— begin —

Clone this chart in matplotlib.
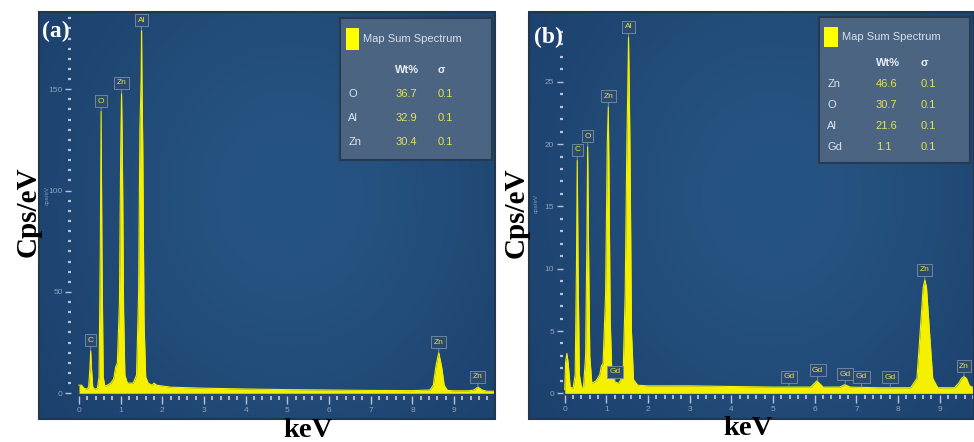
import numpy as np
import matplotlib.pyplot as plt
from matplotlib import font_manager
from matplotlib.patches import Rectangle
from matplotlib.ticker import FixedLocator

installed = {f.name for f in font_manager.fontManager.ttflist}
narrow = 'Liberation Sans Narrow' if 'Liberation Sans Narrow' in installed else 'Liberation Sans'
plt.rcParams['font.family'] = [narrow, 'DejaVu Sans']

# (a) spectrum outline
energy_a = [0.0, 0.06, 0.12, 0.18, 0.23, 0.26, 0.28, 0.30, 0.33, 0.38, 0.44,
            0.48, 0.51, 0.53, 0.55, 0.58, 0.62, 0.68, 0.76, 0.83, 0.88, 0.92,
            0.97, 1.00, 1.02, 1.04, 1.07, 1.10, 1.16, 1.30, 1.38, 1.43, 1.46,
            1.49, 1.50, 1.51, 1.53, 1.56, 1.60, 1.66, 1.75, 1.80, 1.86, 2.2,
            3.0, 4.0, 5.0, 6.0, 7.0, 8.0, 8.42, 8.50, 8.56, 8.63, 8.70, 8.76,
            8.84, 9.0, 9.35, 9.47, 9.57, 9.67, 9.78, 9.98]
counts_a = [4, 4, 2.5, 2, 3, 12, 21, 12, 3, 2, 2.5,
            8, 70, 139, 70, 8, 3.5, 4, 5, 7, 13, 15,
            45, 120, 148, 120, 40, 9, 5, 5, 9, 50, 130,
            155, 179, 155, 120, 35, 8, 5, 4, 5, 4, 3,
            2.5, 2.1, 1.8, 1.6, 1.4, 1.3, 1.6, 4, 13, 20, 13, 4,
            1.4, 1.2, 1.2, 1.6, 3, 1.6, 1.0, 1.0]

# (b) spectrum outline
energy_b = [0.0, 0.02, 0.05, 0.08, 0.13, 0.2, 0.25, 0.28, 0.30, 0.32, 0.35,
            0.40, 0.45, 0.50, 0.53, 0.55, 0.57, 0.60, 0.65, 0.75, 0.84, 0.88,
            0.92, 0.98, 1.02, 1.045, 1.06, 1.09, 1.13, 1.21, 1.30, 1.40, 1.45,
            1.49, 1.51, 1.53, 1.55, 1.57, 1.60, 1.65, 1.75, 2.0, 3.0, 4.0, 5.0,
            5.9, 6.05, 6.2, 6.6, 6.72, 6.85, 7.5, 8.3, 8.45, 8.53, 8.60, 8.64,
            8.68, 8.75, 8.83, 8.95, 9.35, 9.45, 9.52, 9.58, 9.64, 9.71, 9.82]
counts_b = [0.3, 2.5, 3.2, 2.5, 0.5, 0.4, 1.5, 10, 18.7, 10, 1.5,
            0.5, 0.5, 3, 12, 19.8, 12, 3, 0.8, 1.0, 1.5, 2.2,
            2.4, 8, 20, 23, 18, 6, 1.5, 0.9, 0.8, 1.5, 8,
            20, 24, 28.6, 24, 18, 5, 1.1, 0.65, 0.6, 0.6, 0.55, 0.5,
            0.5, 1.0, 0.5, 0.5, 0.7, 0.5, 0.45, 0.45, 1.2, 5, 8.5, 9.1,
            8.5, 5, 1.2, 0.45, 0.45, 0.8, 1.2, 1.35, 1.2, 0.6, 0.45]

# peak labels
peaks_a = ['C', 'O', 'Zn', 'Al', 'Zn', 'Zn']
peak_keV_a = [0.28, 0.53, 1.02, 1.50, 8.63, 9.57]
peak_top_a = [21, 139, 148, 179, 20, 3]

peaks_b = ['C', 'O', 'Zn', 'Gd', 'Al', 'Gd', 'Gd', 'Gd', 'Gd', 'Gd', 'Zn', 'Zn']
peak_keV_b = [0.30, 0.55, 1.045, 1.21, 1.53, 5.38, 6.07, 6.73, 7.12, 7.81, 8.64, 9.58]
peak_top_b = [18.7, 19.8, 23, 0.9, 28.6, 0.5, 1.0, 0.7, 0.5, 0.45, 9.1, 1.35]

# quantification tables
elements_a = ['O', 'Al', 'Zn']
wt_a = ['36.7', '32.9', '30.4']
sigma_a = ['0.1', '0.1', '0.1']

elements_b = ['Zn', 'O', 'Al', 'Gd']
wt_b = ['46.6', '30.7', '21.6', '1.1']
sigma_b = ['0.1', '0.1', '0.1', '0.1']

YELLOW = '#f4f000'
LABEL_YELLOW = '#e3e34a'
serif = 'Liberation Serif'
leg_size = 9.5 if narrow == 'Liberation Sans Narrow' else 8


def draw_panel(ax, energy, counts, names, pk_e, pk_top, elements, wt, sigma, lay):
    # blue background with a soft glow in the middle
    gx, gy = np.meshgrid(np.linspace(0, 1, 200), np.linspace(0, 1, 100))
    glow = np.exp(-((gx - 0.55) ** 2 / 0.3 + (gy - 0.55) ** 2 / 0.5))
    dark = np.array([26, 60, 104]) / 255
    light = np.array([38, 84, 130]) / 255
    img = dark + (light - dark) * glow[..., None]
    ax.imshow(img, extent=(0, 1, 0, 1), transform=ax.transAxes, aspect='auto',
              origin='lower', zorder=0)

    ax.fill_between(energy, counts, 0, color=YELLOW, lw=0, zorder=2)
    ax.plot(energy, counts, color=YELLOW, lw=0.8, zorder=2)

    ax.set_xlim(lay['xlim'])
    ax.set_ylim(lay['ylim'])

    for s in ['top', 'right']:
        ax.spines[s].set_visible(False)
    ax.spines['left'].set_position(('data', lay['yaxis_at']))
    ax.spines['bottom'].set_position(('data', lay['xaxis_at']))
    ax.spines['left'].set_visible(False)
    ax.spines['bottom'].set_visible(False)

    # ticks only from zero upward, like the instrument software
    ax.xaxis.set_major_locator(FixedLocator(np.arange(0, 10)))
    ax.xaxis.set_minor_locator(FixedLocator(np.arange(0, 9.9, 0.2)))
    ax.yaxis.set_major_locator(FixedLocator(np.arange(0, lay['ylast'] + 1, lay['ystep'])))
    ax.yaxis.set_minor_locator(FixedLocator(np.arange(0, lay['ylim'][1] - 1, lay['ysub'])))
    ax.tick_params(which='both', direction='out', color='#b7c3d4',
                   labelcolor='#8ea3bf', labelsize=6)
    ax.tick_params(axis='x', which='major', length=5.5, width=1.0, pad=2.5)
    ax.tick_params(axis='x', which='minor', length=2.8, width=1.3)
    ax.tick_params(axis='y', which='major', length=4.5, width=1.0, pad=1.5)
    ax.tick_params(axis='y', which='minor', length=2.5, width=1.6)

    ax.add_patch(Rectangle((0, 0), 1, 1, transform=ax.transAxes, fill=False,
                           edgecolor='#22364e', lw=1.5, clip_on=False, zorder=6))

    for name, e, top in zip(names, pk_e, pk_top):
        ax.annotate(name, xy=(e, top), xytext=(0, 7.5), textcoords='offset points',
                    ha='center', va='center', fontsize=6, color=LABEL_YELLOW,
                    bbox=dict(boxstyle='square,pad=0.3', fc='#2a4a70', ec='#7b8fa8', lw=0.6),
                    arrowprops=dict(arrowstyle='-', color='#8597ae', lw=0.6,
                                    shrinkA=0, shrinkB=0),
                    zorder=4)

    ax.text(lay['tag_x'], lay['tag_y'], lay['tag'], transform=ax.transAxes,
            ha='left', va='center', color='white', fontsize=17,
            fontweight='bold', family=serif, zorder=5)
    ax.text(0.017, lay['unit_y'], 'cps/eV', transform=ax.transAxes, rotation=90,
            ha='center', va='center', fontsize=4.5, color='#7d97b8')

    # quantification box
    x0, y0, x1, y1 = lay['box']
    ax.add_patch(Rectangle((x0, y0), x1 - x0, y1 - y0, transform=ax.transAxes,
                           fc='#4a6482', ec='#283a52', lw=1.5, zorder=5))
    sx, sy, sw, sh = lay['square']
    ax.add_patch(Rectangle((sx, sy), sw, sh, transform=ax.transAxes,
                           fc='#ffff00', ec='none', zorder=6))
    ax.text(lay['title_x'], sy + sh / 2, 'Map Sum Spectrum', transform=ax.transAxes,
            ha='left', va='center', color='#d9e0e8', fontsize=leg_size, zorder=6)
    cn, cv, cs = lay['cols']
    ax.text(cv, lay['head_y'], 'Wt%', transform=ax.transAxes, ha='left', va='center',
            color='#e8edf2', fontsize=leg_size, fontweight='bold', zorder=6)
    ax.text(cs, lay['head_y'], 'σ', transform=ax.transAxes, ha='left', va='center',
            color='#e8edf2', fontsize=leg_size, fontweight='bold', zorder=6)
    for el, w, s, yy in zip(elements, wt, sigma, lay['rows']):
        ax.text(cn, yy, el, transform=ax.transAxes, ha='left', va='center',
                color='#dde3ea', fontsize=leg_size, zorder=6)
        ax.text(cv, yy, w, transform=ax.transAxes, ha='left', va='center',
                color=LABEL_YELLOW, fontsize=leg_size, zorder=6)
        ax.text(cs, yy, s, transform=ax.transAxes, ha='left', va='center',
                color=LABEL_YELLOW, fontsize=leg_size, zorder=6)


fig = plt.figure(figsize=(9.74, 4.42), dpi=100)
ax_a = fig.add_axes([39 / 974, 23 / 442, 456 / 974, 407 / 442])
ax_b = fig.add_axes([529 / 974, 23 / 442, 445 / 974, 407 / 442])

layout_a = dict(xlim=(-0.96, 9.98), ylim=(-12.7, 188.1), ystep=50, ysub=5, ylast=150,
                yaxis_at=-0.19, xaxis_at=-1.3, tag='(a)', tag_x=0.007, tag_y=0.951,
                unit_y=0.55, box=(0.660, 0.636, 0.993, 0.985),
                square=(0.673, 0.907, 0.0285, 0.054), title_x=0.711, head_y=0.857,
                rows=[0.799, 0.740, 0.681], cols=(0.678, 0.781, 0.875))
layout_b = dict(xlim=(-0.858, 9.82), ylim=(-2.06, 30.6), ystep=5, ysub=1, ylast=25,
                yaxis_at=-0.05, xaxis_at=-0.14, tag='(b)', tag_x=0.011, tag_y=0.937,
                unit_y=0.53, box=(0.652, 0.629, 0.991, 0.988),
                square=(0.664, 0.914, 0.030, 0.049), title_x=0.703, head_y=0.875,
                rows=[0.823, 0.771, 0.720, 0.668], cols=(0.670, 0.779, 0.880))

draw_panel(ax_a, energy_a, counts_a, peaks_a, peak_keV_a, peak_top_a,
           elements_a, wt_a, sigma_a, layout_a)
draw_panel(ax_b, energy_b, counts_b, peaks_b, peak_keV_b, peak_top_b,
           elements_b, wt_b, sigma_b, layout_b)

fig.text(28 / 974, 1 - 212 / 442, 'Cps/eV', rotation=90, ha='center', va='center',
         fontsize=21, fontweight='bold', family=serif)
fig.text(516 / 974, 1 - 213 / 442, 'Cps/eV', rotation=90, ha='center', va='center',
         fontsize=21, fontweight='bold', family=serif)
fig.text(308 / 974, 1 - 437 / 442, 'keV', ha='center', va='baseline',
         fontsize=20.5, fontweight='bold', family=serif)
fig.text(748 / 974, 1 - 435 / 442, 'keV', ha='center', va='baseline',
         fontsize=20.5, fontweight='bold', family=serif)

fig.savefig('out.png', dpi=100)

— end —

Given task: Count each line above in which the string "matplotlib" appears, then state only the total.

The completed task: 5